▶ Working data:
---

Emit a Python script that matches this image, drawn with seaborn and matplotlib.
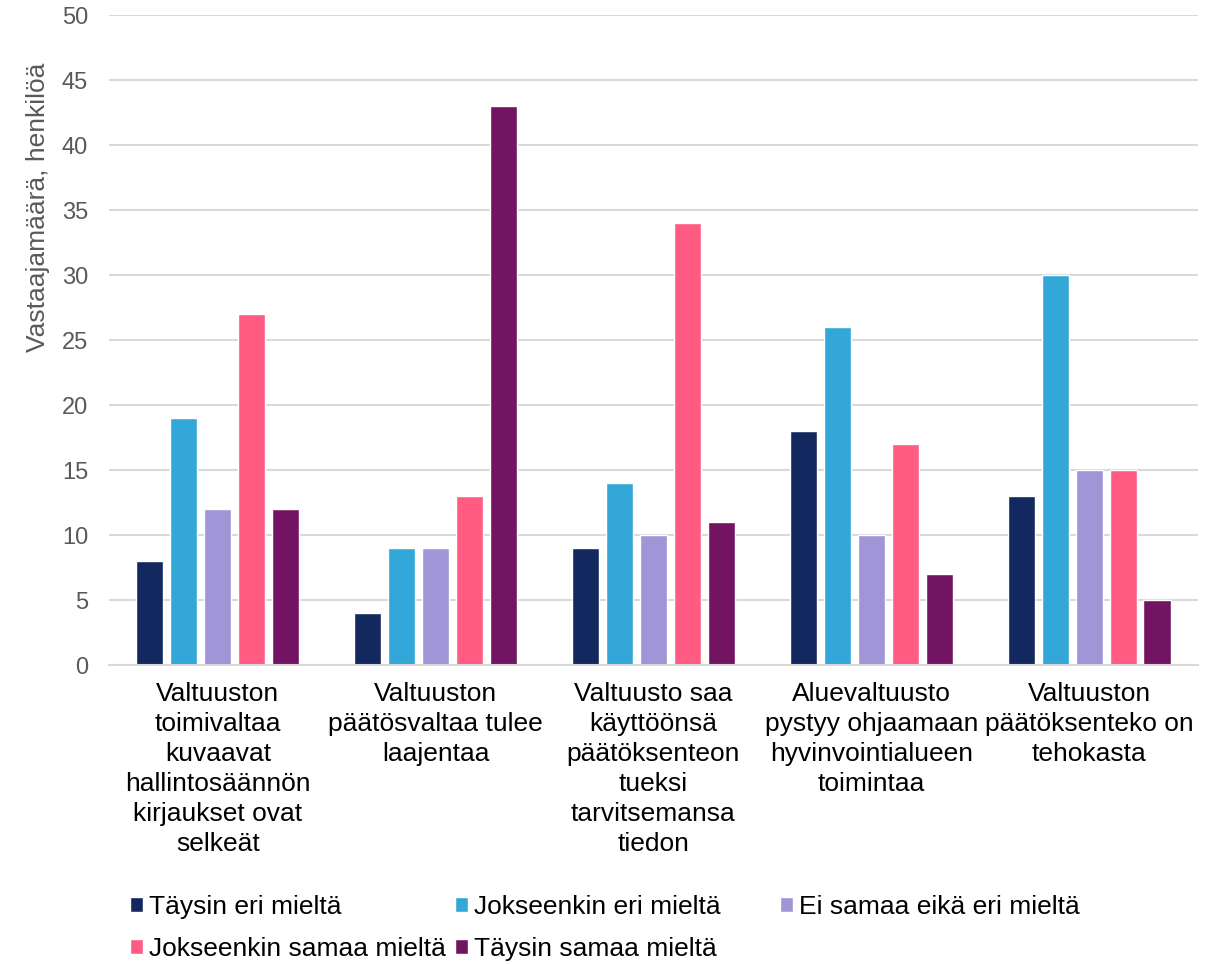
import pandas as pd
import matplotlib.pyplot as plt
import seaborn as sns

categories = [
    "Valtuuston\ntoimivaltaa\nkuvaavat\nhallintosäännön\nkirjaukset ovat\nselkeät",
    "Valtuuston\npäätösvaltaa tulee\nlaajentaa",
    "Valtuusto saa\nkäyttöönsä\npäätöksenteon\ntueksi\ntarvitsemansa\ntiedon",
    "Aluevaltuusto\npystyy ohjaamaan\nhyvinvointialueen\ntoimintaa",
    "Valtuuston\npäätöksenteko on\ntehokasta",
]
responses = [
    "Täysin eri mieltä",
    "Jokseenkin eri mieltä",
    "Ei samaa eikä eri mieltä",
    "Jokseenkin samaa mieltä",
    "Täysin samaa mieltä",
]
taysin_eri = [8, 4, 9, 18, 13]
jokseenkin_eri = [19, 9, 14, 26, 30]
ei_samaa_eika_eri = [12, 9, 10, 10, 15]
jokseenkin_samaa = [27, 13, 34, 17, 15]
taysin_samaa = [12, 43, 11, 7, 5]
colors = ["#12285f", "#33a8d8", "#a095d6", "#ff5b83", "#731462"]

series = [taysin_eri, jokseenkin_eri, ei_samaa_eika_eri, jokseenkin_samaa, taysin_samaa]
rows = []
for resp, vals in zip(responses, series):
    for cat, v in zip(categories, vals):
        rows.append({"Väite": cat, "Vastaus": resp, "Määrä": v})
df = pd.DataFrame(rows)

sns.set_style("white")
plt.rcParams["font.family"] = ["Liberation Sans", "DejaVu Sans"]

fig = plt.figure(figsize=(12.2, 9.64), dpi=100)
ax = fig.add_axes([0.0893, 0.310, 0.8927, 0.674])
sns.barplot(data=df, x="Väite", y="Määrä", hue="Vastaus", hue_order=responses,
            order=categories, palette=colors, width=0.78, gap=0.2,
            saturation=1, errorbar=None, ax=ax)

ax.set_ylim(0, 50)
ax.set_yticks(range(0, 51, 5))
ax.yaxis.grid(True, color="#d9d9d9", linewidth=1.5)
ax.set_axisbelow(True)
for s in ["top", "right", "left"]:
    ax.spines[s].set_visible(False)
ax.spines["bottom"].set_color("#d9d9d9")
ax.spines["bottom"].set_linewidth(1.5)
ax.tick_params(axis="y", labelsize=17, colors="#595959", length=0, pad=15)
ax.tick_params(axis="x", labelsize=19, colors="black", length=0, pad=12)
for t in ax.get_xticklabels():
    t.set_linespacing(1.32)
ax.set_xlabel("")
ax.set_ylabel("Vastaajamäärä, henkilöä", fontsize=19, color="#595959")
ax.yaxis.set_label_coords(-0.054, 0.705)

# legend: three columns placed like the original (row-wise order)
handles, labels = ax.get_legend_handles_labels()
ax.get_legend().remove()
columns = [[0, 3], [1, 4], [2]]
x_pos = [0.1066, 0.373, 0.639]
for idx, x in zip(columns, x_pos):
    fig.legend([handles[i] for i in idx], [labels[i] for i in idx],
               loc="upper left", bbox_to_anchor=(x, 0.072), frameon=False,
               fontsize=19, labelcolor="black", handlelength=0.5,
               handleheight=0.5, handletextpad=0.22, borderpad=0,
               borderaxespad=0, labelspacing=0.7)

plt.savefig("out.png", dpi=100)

---

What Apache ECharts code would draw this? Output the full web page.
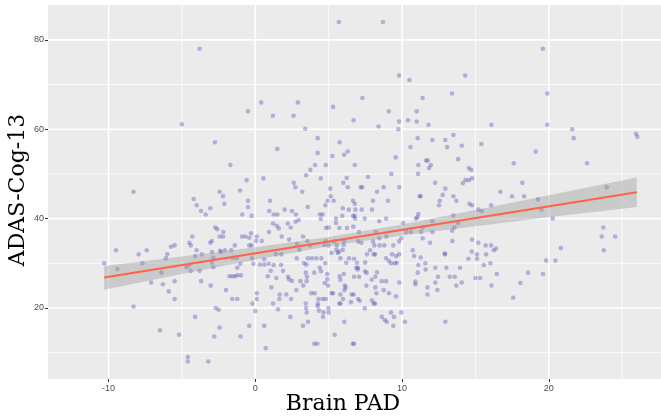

---

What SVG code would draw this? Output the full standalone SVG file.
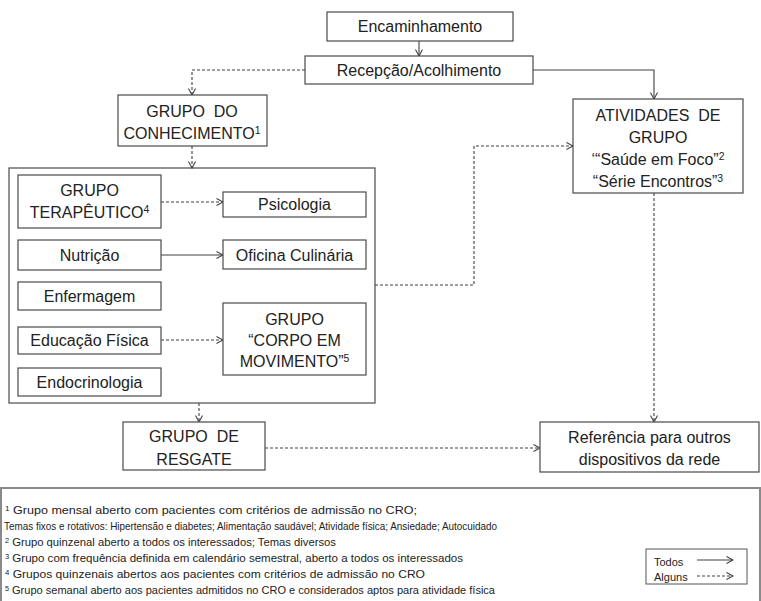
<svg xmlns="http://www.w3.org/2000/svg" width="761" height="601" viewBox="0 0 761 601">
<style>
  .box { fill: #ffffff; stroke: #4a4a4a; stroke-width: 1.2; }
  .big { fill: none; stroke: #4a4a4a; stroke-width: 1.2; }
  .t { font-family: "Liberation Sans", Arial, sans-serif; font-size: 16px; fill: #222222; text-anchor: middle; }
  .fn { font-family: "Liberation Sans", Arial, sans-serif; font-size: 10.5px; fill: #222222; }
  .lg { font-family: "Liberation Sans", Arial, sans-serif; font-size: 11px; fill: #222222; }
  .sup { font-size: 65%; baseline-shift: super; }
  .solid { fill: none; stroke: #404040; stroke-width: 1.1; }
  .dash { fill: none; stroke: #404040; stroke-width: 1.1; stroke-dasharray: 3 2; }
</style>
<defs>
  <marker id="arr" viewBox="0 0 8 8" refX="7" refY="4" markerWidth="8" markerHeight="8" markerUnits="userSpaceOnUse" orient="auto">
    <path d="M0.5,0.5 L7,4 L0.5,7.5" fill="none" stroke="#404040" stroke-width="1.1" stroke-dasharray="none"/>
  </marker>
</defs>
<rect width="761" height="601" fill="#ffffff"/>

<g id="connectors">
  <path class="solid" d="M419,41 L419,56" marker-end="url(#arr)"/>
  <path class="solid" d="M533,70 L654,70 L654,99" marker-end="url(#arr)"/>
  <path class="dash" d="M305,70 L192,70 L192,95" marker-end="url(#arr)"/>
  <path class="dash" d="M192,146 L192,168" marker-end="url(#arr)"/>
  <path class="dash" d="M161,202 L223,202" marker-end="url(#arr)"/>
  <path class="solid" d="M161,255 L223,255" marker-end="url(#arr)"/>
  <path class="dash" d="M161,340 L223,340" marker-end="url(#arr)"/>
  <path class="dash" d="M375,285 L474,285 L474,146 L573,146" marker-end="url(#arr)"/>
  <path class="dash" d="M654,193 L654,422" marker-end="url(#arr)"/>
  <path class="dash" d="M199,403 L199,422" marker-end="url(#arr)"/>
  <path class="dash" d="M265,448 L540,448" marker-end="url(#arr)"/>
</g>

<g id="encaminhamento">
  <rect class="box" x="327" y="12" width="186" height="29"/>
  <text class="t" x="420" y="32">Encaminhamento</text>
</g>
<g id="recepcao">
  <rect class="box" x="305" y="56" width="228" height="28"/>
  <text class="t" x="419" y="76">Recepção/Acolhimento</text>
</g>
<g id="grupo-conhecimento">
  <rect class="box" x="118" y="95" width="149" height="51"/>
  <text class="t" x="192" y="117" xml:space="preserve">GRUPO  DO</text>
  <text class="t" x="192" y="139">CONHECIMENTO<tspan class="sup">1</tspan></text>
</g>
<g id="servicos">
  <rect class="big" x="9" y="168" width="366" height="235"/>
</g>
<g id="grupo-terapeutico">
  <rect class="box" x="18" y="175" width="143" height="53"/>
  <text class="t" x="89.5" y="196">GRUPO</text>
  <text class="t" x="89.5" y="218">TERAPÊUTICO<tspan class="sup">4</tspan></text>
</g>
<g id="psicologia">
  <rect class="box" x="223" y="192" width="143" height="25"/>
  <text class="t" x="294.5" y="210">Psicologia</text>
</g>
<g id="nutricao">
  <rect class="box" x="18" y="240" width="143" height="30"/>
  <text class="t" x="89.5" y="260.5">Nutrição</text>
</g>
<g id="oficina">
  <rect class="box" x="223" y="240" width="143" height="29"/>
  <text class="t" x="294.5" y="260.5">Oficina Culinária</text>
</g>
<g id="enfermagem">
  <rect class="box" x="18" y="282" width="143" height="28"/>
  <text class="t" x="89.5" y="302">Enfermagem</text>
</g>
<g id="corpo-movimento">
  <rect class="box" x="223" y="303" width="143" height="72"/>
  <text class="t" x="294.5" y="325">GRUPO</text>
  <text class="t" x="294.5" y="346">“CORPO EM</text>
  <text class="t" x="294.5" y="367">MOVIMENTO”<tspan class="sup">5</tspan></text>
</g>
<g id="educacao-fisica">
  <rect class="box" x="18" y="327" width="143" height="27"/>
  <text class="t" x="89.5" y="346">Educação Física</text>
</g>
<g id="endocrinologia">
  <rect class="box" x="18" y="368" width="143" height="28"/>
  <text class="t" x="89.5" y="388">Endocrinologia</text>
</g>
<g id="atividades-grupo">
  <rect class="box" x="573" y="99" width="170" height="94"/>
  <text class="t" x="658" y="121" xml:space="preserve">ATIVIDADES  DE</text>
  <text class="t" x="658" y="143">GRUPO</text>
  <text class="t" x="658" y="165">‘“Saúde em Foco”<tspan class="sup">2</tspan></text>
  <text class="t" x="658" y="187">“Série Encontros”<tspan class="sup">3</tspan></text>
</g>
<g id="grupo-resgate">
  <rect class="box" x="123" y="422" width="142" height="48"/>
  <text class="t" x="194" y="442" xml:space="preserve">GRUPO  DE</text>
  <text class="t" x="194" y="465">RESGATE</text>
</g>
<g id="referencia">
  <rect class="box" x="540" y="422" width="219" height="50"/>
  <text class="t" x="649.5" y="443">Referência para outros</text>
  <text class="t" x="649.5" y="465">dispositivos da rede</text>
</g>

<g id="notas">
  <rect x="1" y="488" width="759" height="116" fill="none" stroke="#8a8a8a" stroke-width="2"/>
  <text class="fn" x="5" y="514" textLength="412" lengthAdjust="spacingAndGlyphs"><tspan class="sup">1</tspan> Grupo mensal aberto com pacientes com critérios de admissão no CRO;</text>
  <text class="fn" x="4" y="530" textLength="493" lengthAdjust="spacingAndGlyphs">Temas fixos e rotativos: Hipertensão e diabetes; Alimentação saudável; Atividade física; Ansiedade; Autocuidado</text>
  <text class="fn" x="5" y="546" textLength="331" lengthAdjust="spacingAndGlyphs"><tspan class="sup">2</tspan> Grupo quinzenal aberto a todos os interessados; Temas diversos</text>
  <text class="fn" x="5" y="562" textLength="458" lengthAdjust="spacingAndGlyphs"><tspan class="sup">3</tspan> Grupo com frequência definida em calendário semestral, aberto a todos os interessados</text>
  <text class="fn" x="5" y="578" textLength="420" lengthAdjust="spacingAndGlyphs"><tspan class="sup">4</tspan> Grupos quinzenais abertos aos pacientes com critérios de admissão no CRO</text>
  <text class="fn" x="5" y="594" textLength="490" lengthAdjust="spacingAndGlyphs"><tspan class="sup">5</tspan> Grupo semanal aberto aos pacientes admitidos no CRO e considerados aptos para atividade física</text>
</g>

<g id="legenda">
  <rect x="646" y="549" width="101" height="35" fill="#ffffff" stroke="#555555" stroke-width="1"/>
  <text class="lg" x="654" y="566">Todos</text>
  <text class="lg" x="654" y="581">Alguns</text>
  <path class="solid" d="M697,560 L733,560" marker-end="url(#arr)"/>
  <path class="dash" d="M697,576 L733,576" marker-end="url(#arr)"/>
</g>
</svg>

---

▶ Goal:
Pick out the part that begins with the line containing "Emit a Python" and finishes with the line containing "import seaborn as sns", both included. Restate it exactly, without images.

▶ Expected answer:
Emit a Python script that matches this image, drawn with seaborn and matplotlib.
import pandas as pd
import matplotlib.pyplot as plt
import seaborn as sns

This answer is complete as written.